En las recientes noches de Barcelona queda ilustrado --a modo de una secuencia a peor-- cómo, entre el procés y los antisistema, Cataluña va más allá de la crisis de autoridad y entra en la fase de ausencia de autoridad. La nueva fase puede prolongarse hasta el límite si se conforma un ejecutivo autonómico con ERC, JxCat y el beneplácito de la CUP.  Eso no es --como se decía-- un “glissement à gauche”-- sino una disrupción permanente, la propia de un vacío de autoridad cuando incluso los gobernantes dan preferencia a un rapero acusado de no pocos delitos y no dan su apoyo explícito a las fuerzas del orden público. ¿Está suficientemente protegida la ciudadanía que vive en las zonas en llamas? 

Según ese saber tan de nuestro tiempo que es la sociología buenista se dice que esos jóvenes con capucha que dan patadas a los furgones de los “mossos” son víctimas del paro juvenil. Siendo el paro juvenil uno de los problemas más acuciantes, si todos los afectados se echasen a la calle Barcelona sería ahora un montón de escombros pero es que la mayoría de jóvenes, en el paro o con un futuro muy incierto, lo que hacen es buscar trabajo, tener la protección de sus familias, acogerse a las capacidades asistenciales del Estado, trabajar en la economía sumergida, aceptar trabajos ultraprecarios o hacer cola en las oficinas de empleo. En su mayoría saben que la salida no está en quemar cajeros automáticos sino en canalizar su malestar con eficacia y resiliencia.  

No es el paro juvenil. Es el desgobierno.

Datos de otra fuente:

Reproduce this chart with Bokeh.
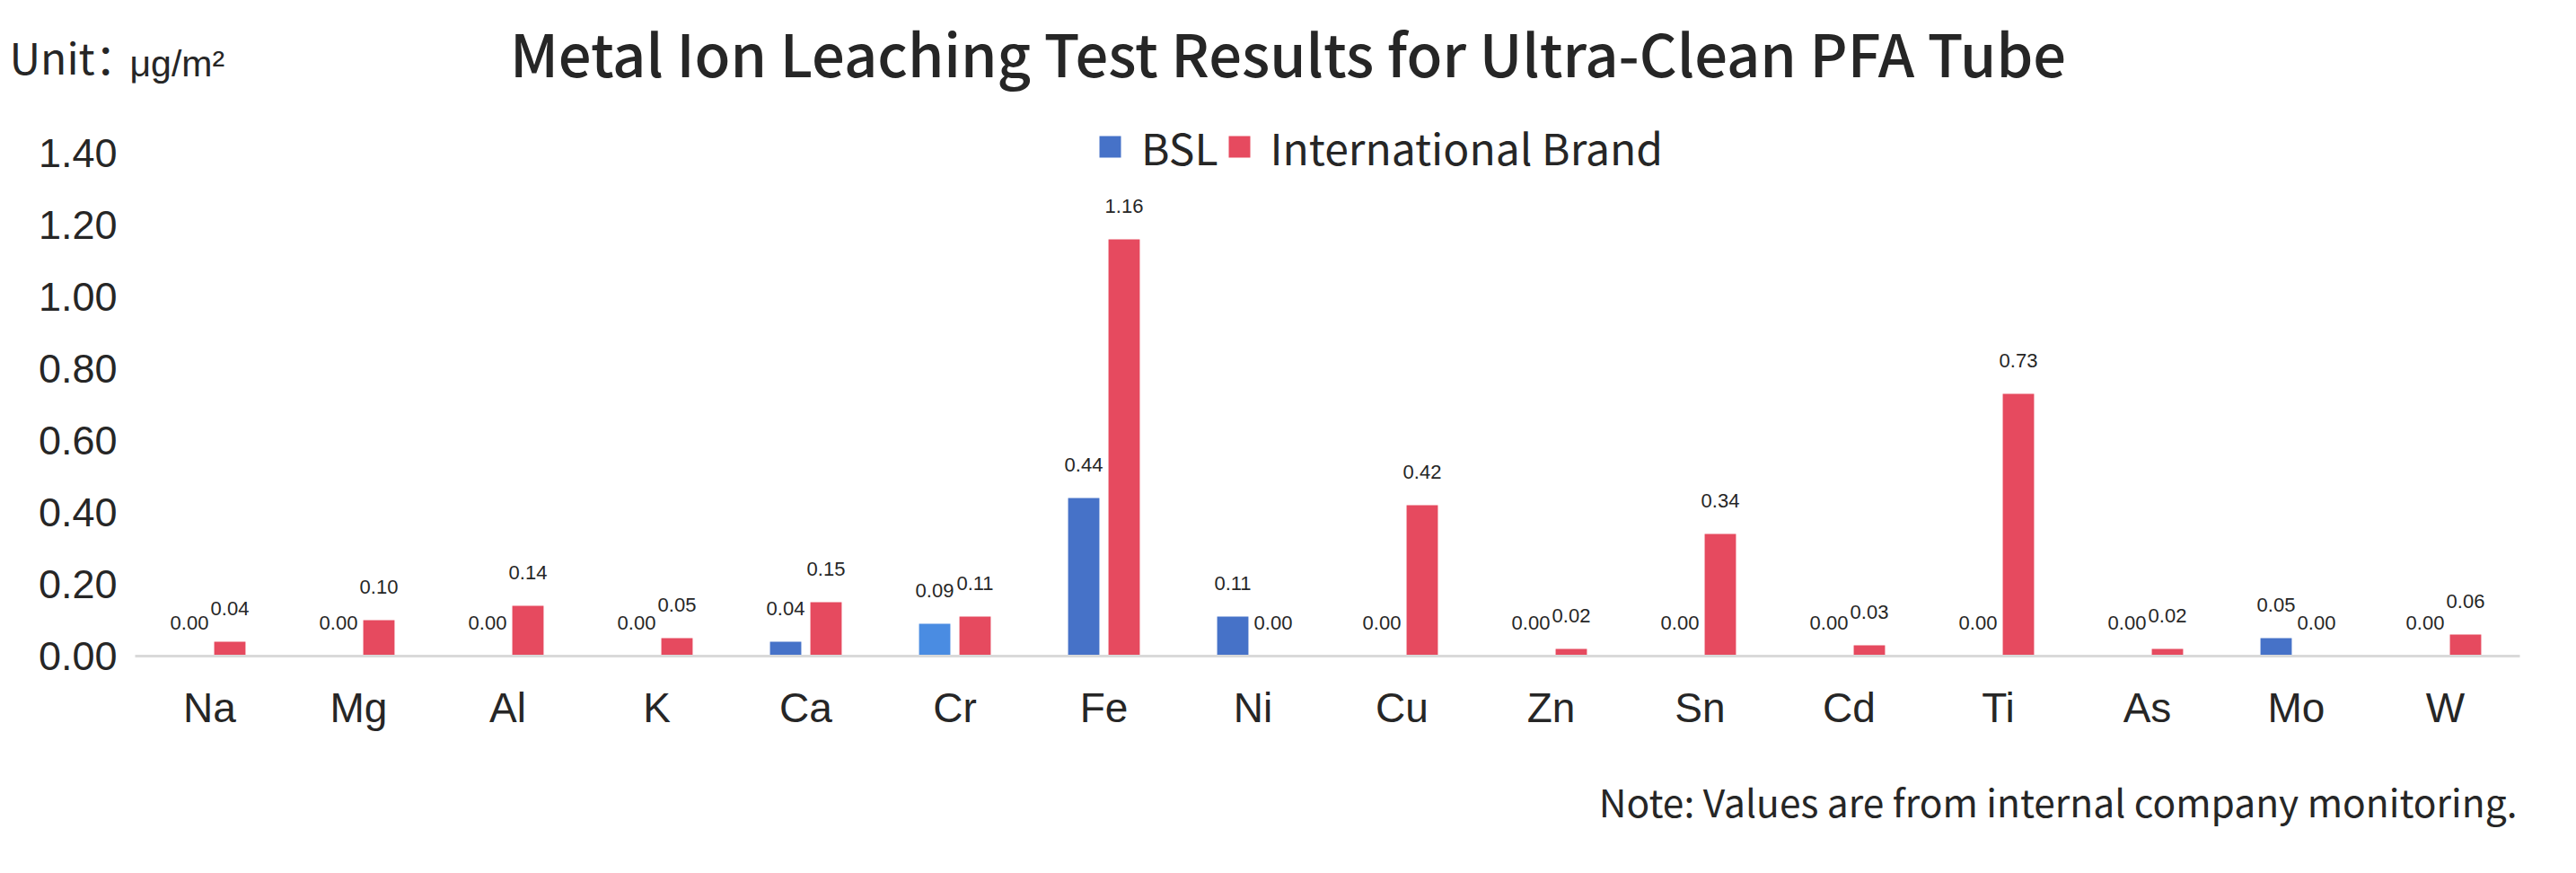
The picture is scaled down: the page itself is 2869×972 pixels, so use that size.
from bokeh.plotting import figure
from bokeh.models import (ColumnDataSource, Range1d, FixedTicker,
                          PrintfTickFormatter, LabelSet, Label, Legend, LegendItem)
from bokeh.core.properties import value
from bokeh.transform import dodge
from bokeh.embed import file_html
from bokeh.resources import INLINE

# ---- data ----
elements = ["Na", "Mg", "Al", "K", "Ca", "Cr", "Fe", "Ni",
            "Cu", "Zn", "Sn", "Cd", "Ti", "As", "Mo", "W"]
bsl = [0.00, 0.00, 0.00, 0.00, 0.04, 0.09, 0.44, 0.11,
       0.00, 0.00, 0.00, 0.00, 0.00, 0.00, 0.05, 0.00]
intl = [0.04, 0.10, 0.14, 0.05, 0.15, 0.11, 1.16, 0.00,
        0.42, 0.02, 0.34, 0.03, 0.73, 0.02, 0.00, 0.06]
y_ticks = [0.0, 0.2, 0.4, 0.6, 0.8, 1.0, 1.2, 1.4]
series_names = ["BSL", "International Brand"]

title_text = "Metal Ion Leaching Test Results for Ultra-Clean PFA Tube"
unit_prefix = "Unit\uff1a"
unit_text = "\u03bcg/m\u00b2"
note_text = "Note: Values are from internal company monitoring."

# ---- styles ----
BLUE = "#4672C8"
BLUE_LIGHT = "#4A8CE2"
RED = "#E64A5F"
TEXT = "#262626"
CJK = "Noto Sans CJK SC"
CJK_MED = "Noto Sans CJK SC Medium, Noto Sans CJK SC"
SANS = "Liberation Sans"

pos = list(range(len(elements)))          # category slots on the x scale
bsl_colors = [BLUE_LIGHT if e == "Cr" else BLUE for e in elements]

src = ColumnDataSource(dict(
    pos=pos,
    element=elements,
    bsl=bsl,
    intl=intl,
    bsl_txt=[f"{v:.2f}" for v in bsl],
    intl_txt=[f"{v:.2f}" for v in intl],
    bsl_color=bsl_colors,
))

# ---- geometry (pixels) ----
W, H = 2852, 955
FL, FR = 150, 2806          # left / right edge of the category area
Y0 = 730                    # pixel row of value 0
PX_X = (FR - FL) / len(elements)
PX_Y = 400.0

x_start = -0.5 - FL / PX_X
x_end = len(elements) - 0.5 + (W - FR) / PX_X
y_start = -(H - Y0) / PX_Y
y_end = Y0 / PX_Y

p = figure(width=W, height=H, output_backend="svg", toolbar_location=None,
           x_range=Range1d(x_start, x_end), y_range=Range1d(y_start, y_end),
           min_border=0, min_border_left=0, min_border_right=0,
           min_border_top=0, min_border_bottom=0)
p.title = None
p.outline_line_color = None
p.xgrid.grid_line_color = None
p.ygrid.grid_line_color = None

OFF = 0.1355
BW = 0.21
r_bsl = p.vbar(x=dodge("pos", -OFF), top="bsl", width=BW,
               source=src, fill_color="bsl_color", line_color=None)
r_intl = p.vbar(x=dodge("pos", OFF), top="intl", width=BW,
                source=src, fill_color=RED, line_color=None)

for col, txt, off in (("bsl", "bsl_txt", -OFF), ("intl", "intl_txt", OFF)):
    p.add_layout(LabelSet(x=dodge("pos", off), y=col, text=txt,
                          source=src, y_offset=30, text_align="center",
                          text_baseline="alphabetic", text_font=value(SANS),
                          text_font_size="22px", text_color=TEXT))

# ---- axes (fixed inside the frame) ----
p.yaxis.fixed_location = -0.5
p.yaxis.ticker = FixedTicker(ticks=y_ticks)
p.yaxis.formatter = PrintfTickFormatter(format="%.2f")
p.yaxis.axis_line_color = None
p.yaxis.major_tick_line_color = None
p.yaxis.minor_tick_line_color = None
p.yaxis.major_tick_out = 0
p.yaxis.major_tick_in = 0
p.yaxis.major_label_standoff = 20
p.yaxis.major_label_text_font = SANS
p.yaxis.major_label_text_font_size = "45px"
p.yaxis.major_label_text_color = TEXT

p.xaxis.fixed_location = 0
p.xaxis.bounds = (-0.5, len(elements) - 0.5)
p.xaxis.ticker = FixedTicker(ticks=pos)
p.xaxis.major_label_overrides = {i: e for i, e in zip(pos, elements)}
p.xaxis.axis_line_color = "#D9D9D9"
p.xaxis.axis_line_width = 3
p.xaxis.major_tick_line_color = None
p.xaxis.minor_tick_line_color = None
p.xaxis.major_tick_out = 0
p.xaxis.major_tick_in = 0
p.xaxis.major_label_standoff = 31
p.xaxis.major_label_text_font = SANS
p.xaxis.major_label_text_font_size = "46px"
p.xaxis.major_label_text_color = TEXT

# ---- legend ----
legend = Legend(items=[LegendItem(label=series_names[0], renderers=[r_bsl], index=0),
                       LegendItem(label=series_names[1], renderers=[r_intl], index=0)],
                orientation="horizontal", location=(1221, H - 198),
                glyph_width=30, glyph_height=30, label_standoff=20, spacing=8,
                padding=0, margin=0, border_line_color=None,
                background_fill_alpha=0, label_text_font=CJK,
                label_text_font_size="48px", label_text_color=TEXT)
p.add_layout(legend, "center")

# ---- free texts ----
def screen_label(x, y, text, font, size, align="left"):
    p.add_layout(Label(x=x, y=H - y, x_units="screen", y_units="screen",
                       text=text, text_font=font, text_font_size=size,
                       text_color=TEXT, text_align=align,
                       text_baseline="alphabetic"))

screen_label(1434, 57, title_text, CJK_MED, "65px", "center")
screen_label(10, 61, unit_prefix, CJK, "48px")
screen_label(144, 70, unit_text, SANS, "41px")
screen_label(2803, 891, note_text, CJK, "42.5px", "right")

open("out.html", "w").write(file_html(p, INLINE))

Cuando un expresidente de la Generalitat está prófugo y sigue con sus vídeo-soflamas o cuando Podemos no condena la violencia no hay ejemplaridad institucional y todo es posible, como que un rapero que expresa violencia y la practica --según lo indican los jueces-- lidere noches de disturbios en plena pandemia, a las puertas de una nueva crisis económica y al socaire de la honda inestabilidad política.

El discurso hegemónico es, tras condenar protocolariamente la violencia, que cuanto antes hay que reformar el Código Penal para que la libertad de expresión quede mejor protegida. ¿Es que no está suficientemente protegida por la legislación vigente o hay que tener en cuenta que ese ha sido siempre sido un problema de difícil acotación jurídica en los sistemas demoliberales?

Pongamos por caso, cuestionar la validez de la monarquía. Tiene críticas, y más todavía con un partido antisistema y chavista --“!Qué te calles!”-- en el gobierno, pero esos críticos no ha sido procesados, en virtud del derecho a expresarse libremente. Un gran juez dijo que la libertad de expresión puede limitarse, como en el caso de quien grita “!Fuego!” en un teatro lleno. Y esa es la cuestión y de lo que se trata es de concretar si una sociedad abierta puede optar, con sanciones, por defender de la injuria y la agresión los símbolos supremos que le dan continuidad y valor. Mientras tanto, lo políticamente correcto es hacer rogativas para una reforma del Código Penal. Este sería el peor momento porque de uno u otro modo justificaría los actos delictivos de Hasél y el combustible que los antisistema llevan en sus mochilas para coartar la libertad de todos.